Hasil dari survei tersebut ditemukan ada sekitar 1,5 juta anak dan remaja menjadi korban kekerasan seksual dalam periode Maret-April 2014. Dengan data yang cukup mengkhawatirkan itu pantas saja Deputi Bidang Perlindungan Khusus Anak KemenPPPA, Nahar menyebut bahwa Indonesia sedang darurat kekerasan seksual.
“Kita diingatkan bahwa ada satu kondisi dengan penekanan bahwa Indonesia darurat kekerasan seksual.” terangnya, sebagaimana dimuat oleh CNN.
Kekerasan Seksual Pada Anak Bisa Dicegah
Namun bukan berarti kita tidak bisa mencegah dan tidak bisa melakukan apa-apa untuk bisa menekan angka dan mencegah kasus kekerasan seksual yang terjadi pada anak. Semuanya perlu dimulai dari diri kita sendiri serta keluarga untuk sama-sama bahu membahu memberikan atensi dan melakukan langkah-langkah preventif untuk menjaga anak kita dari tindak kekerasan seksual.
Pertama, kita bisa mulai dengan rutin memberikan edukasi seksualitas sejak dini pada anak. Beri tahu dan ajarkan anak tentang melindungi diri dan area intim yang tidak boleh disentuh oleh sembarang orang. Hal ini penting untuk menumbuhkan kesadaran pada anak bahwa tubuhnya perlu dijaga agar tidak sembarang orang bisa menyentuhnya.
Kedua, kita juga perlu melakukan pengawasan pada orang-orang terdekat. Ingat! Kasus-kasus pelecehan dan kekerasan seksual yang terjadi pada anak sebagian besar pelakunya ternyata adalah orang terdekat. Kita mesti waspada untuk tidak terlalu mempercayai orang-orang terdekat yang sering bersama anak kita. Karena kejahatan selalu terjadi apabila ada kesempatan bukan hanya semata-mata karena niat dari pelaku.
Ketiga, kita perlu memberi bekal beladiri pada anak.
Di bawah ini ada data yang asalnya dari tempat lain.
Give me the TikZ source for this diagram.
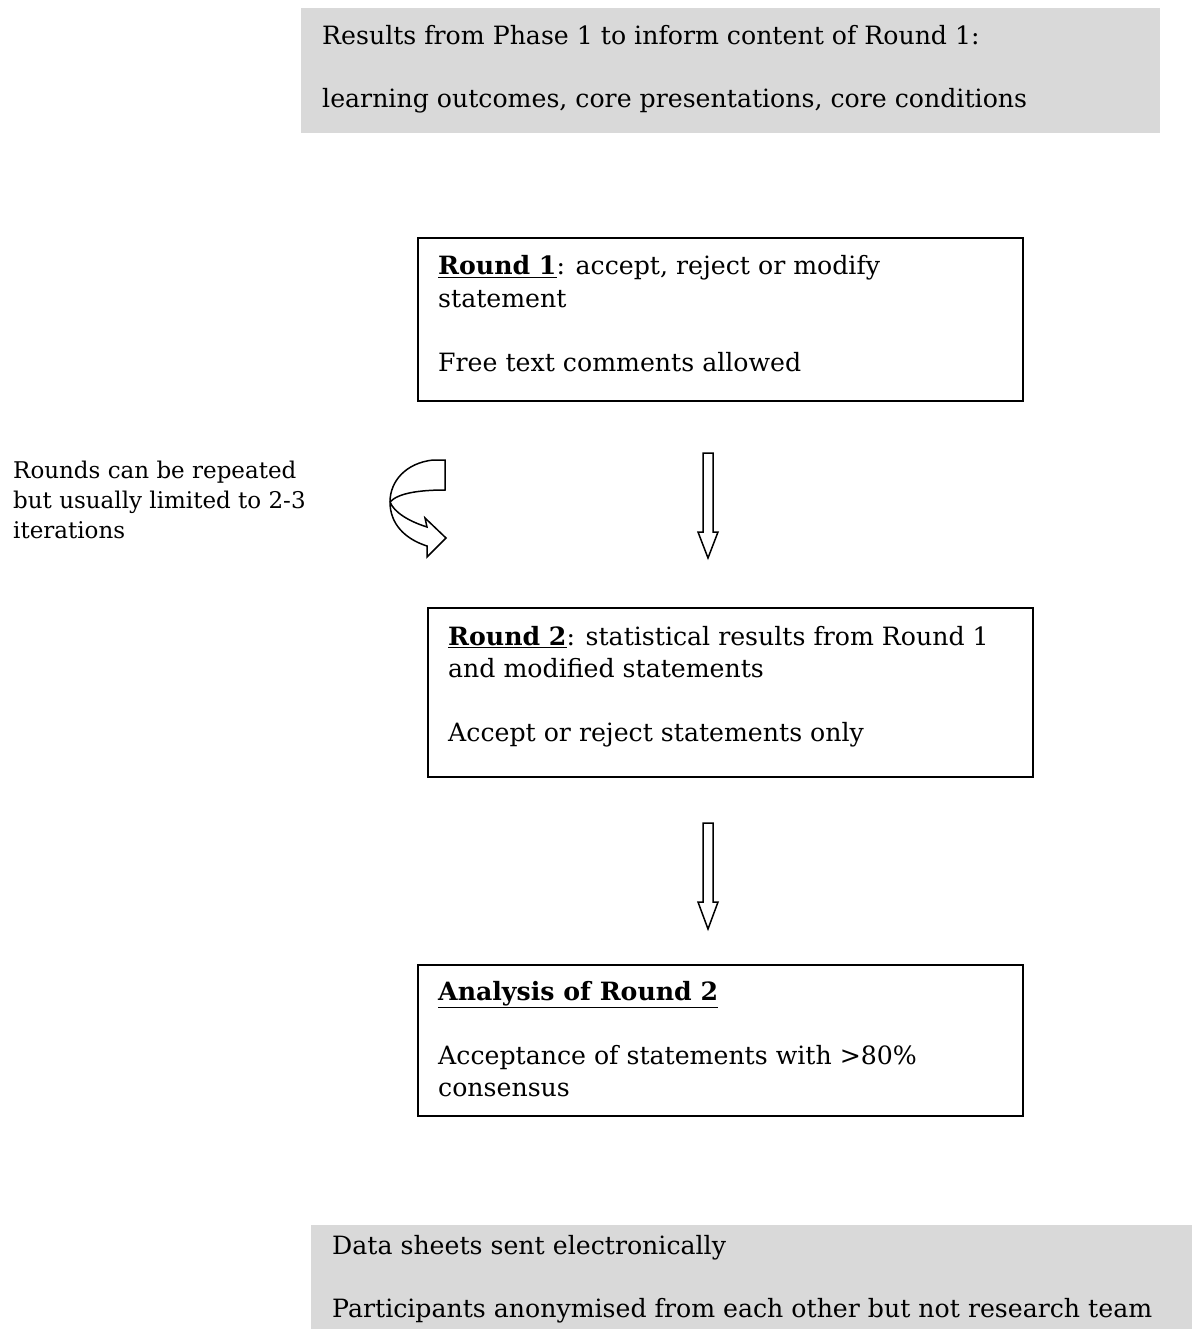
\documentclass[tikz,border=0pt]{standalone}
\usepackage{fontspec}
\setmainfont{DejaVu Serif}
\definecolor{boxgray}{RGB}{217,217,217}
\begin{document}
\begin{tikzpicture}[x=1pt,y=-1pt,
  txt/.style={anchor=base west, inner sep=0pt, font=\fontsize{25.2}{31}\selectfont},
  smalltxt/.style={anchor=base west, inner sep=0pt, font=\fontsize{23}{29}\selectfont},
  frame/.style={draw=black, line width=1.9pt, anchor=north west, inner sep=0pt},
  shade/.style={fill=boxgray, anchor=north west, inner sep=0pt},
  blk/.style={draw=black, line width=1.5pt, fill=white, line join=miter}]
\useasboundingbox (0,0) rectangle (1192,1329);
% grey panels
\node[shade, minimum width=859pt, minimum height=125pt] (top) at (301,8) {};
\node[shade, minimum width=881pt, minimum height=104pt] (bot) at (311,1225) {};
% boxes
\node[frame, minimum width=605pt, minimum height=163pt] (r1) at (417,237) {};
\node[frame, minimum width=605pt, minimum height=169pt] (r2) at (427,607) {};
\node[frame, minimum width=605pt, minimum height=151pt] (an) at (417,964) {};
% texts
\node[txt] (top1) at (322,45) {Results from Phase 1 to inform content of Round 1:};
\node[txt] (top2) at (322,108) {learning outcomes, core presentations, core conditions};
\node[txt] (r1a) at (438,275) {\underline{\textbf{Round 1}}: accept, reject or modify};
\node[txt] (r1b) at (438,307) {statement};
\node[txt] (r1c) at (438,371) {Free text comments allowed};
\node[txt] (r2a) at (448,645) {\underline{\textbf{Round 2}}: statistical results from Round 1};
\node[txt] (r2b) at (448,677) {and modified statements};
\node[txt] (r2c) at (448,741) {Accept or reject statements only};
\node[txt] (ana) at (438,1000) {\underline{\textbf{Analysis of Round 2}}};
\node[txt] (anb) at (438,1064) {Acceptance of statements with >80\%};
\node[txt] (anc) at (438,1096) {consensus};
\node[smalltxt] (lf1) at (13,478) {Rounds can be repeated};
\node[smalltxt] (lf2) at (13,508) {but usually limited to 2-3};
\node[smalltxt] (lf3) at (13,538) {iterations};
\node[txt] (bt1) at (332,1254) {Data sheets sent electronically};
\node[txt] (bt2) at (332,1317) {Participants anonymised from each other but not research team};
% block arrows
\draw[blk] (703,453) -- (713,453) -- (713,532) -- (718,532) -- (708,558) -- (698,532) -- (703,532) -- cycle;
\draw[blk] (703,823) -- (713,823) -- (713,902) -- (718,902) -- (708,929) -- (698,902) -- (703,902) -- cycle;
% curved arrow
\draw[blk] (445,460) -- (433,460) .. controls (406,463) and (390,481) .. (390,502)
  .. controls (390,524) and (405,539) .. (427,546) -- (427,557) -- (446,538) -- (425,518) -- (427,527)
  .. controls (408,521) and (394,512) .. (390,502)
  .. controls (398,493) and (420,490) .. (445,490) -- cycle;
\end{tikzpicture}
\end{document}
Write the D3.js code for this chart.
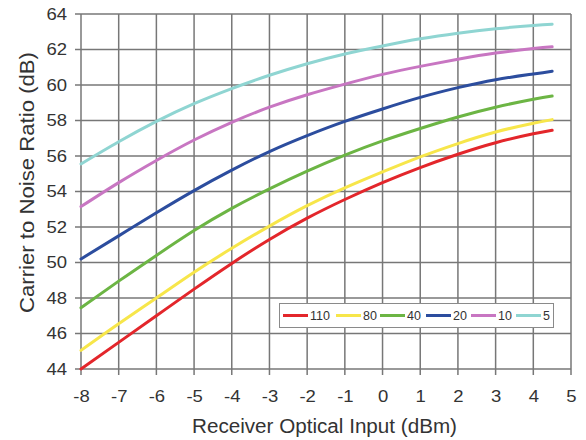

Didik dan ajari anak untuk tegas dan berani menolak ketika menerima pelecehan seksual. Karena biasanya kekerasan seksual terjadi secara bertahap, sang pelaku biasanya melihat reaksi dari si korban, apabila korban terlihat tidak marah, diam dan hanya pasrah saja, maka itu akan membuat si pelaku lebih leluasa untuk melakukan aksi bejatnya.
Tapi apabila sejak awal anak sudah bersikap tegas dan berani melawan, ketika melihat reaksi tersebut si pelaku mungkin akan berpikir dua kali untuk melakukan aksinya itu. Anak juga perlu senantiasa diberi edukasi agar mau terbuka dan terus terang mengenai kehidupannya. Baik itu pergaulannya sosialnya, disekolahnya dan bagaimana serta bersama siapa ia bermain juga perlu menjadi prioritas pengawasan kita sebagai orangtua.
Bagaimanapun kekerasan seksual pada anak adalah kasus yang tidak bisa ditolerir. Untuk mengatasinya diperlukan sinergi dari semua pihak. Bukan hanya orangtua saja, tapi peran dari Guru, lingkungan serta Pemerintah juga penting untuk bisa mengatasi persoalan ini. Termasuk memberi hukuman yang berat sebagai efek jera untuk para pelaku agar kasus-kasus yang serupa bisa dicegah dan diantisipasi.